The plaintiff’s lawyer, however, accused Rose of lying during a pretrial deposition when he testified that the woman grabbed a pink vibrator during sex, and that he tried to open the shades to let in some light.

“There is no light outside at 3 a.m. in the morning. He made up the story,” McCoy said.

“He wants to tell you that she was lucid, when she was not.”

The accuser claims she got drunk — and possibly was drugged — during a party at Rose’s Beverly Hills home, after which Rose, Randall Hampton and Ryan Allen trespassed in her apartment and had their way with her early on Aug. 27, 2013.

She’s suing all three men, who claim the sex was consensual, for $21.5 million in damages.

“It’s certainly not a case about a gang rape,” Michael Monico, the lawyer for Rose’s pals Hampton and Allen, said in his opening statement. “This is a case about money and manipulation. There was no gang rape. There was no rape at all.”

McCoy said the woman remembers Rose “pulling her to the edge of the bed,” and how he was “undressed from the waist down and was inside of her.”

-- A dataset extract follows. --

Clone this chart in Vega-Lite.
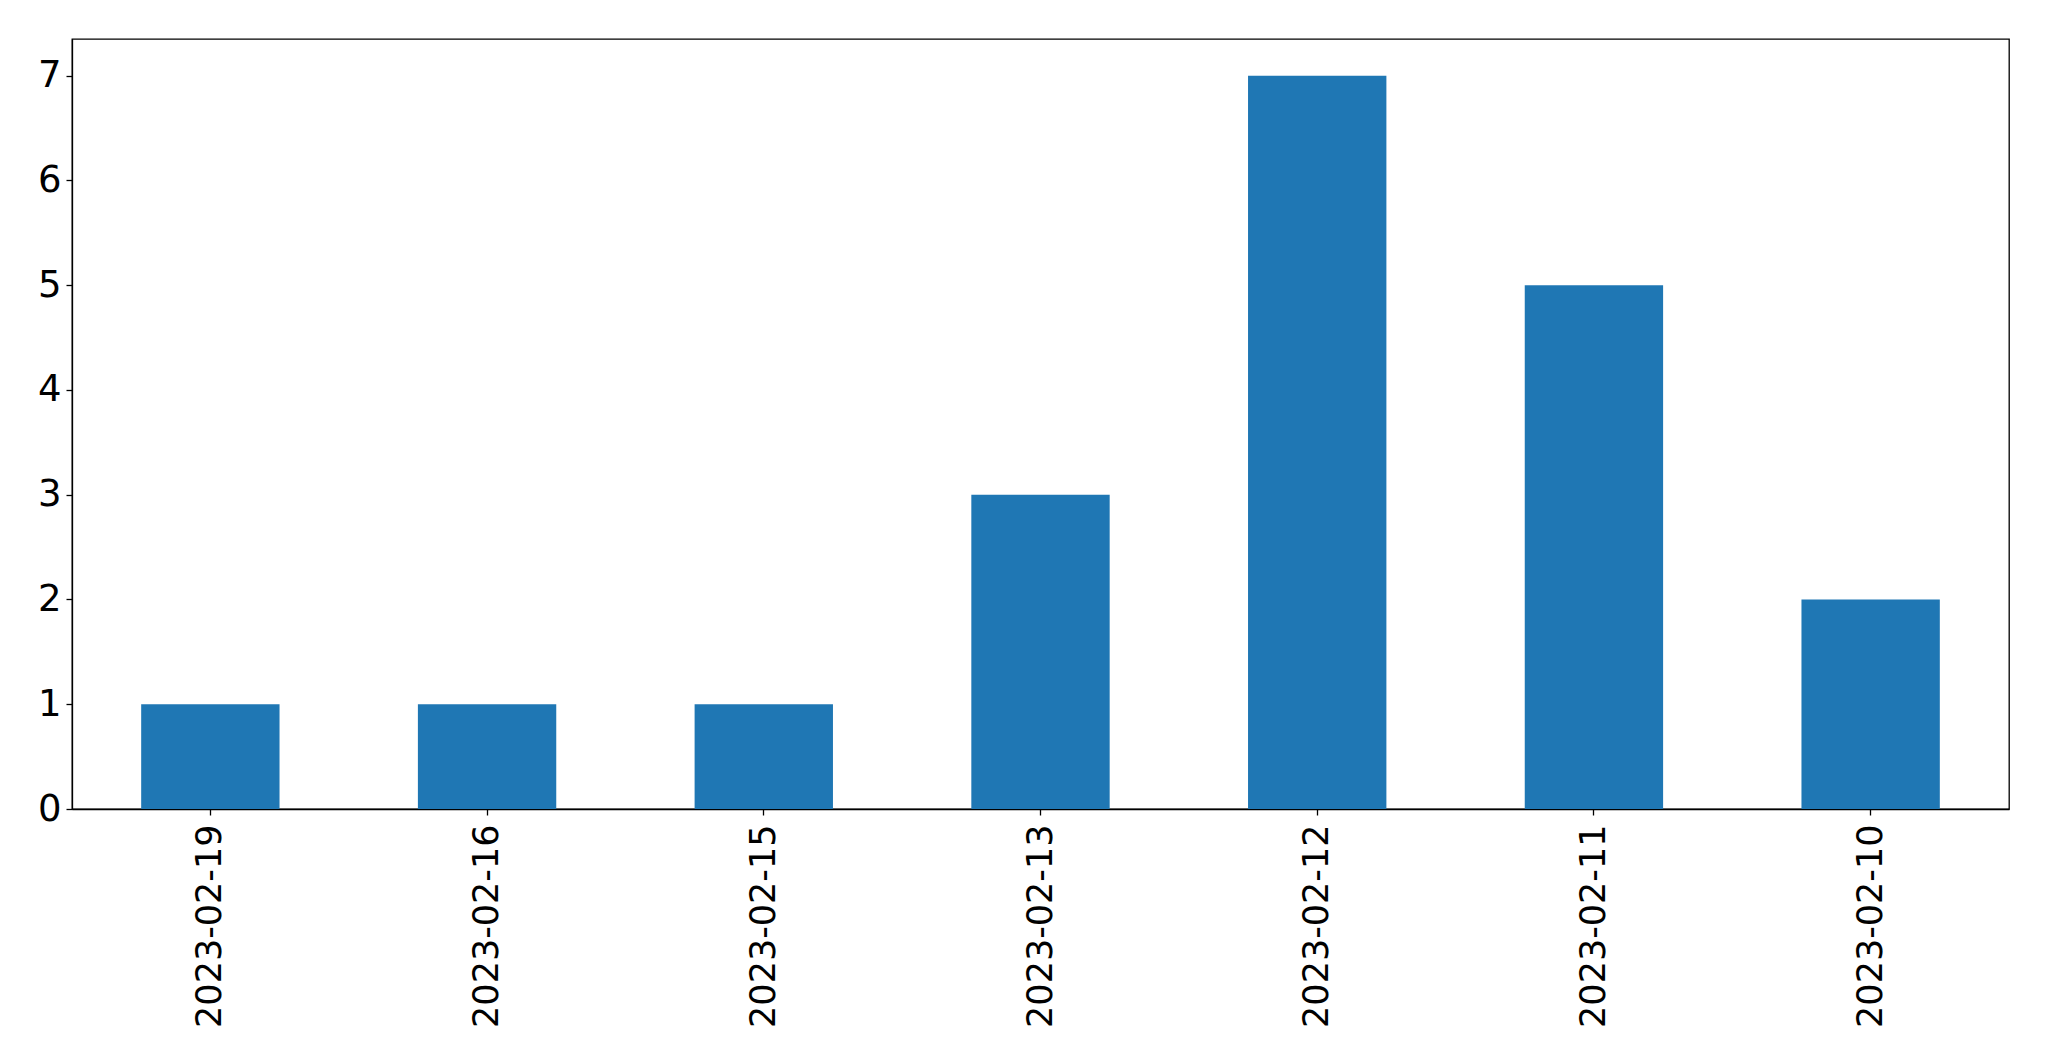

“Mr. Rose will tell you when he was done having sex with plaintiff, he took his condom and put it back in the wrapper like he was never there,” McCoy added.

Rose’s lawyer offered an unexpected explanation as to why his client took the used condom with him when he left the woman’s apartment.

“You’re doggone right he takes the condom with him,” Baute said. “If you’re an NBA player, you don’t leave your sperm around for someone to get pregnant with it — the stories around this are legion.”

The woman later woke up with her black dress around her neck and her body smeared with lubricant, with an unused condom on her bed and a used one on the floor, McCoy claimed.

The next day, she told her two roommates and a co-worker that she had been raped, but “did not go to the police immediately because she was embarrassed,” McCoy said.

Rose was excused from attending so he could play in the Knicks’ Tuesday-night preseason opener, and is expected to be in court on Thursday.

On Tuesday, defense lawyers complained in vain about the paucity of African-Americans in the 50-member jury pool, and the panel wound up not including anyone who is black.

During jury selection, Rose defense lawyer Mark Baute previewed his aggressive, free-wheeling style while questioning prospective panelists on a host of sensitive subjects.

His inquires including asking women “If your daughter came home with a black man, would that be OK?” and “Does a fact pattern involving three men having sex with a a woman offend you?”

The intense probing caused members of the jury pool to laugh nervously and shoot shocked stares at each other.

But they were spared having to answer if they ever used hook-up apps like Tinder or Bumble, with the judge scolding Baute: “Counsel, that is inappropriate.”

The potential jurors included a Loyola University sports announcer with a soft spot for Rose’s new team.

“It turns out that one of your favorite teams is the New York Knicks. Can you give your fandom of the New York Knicks up until the end of this trial and just pretend the preseason isn’t going forward?” Judge Michael Fitzgerald asked.

The man insisted he could, but got booted from the case anyway.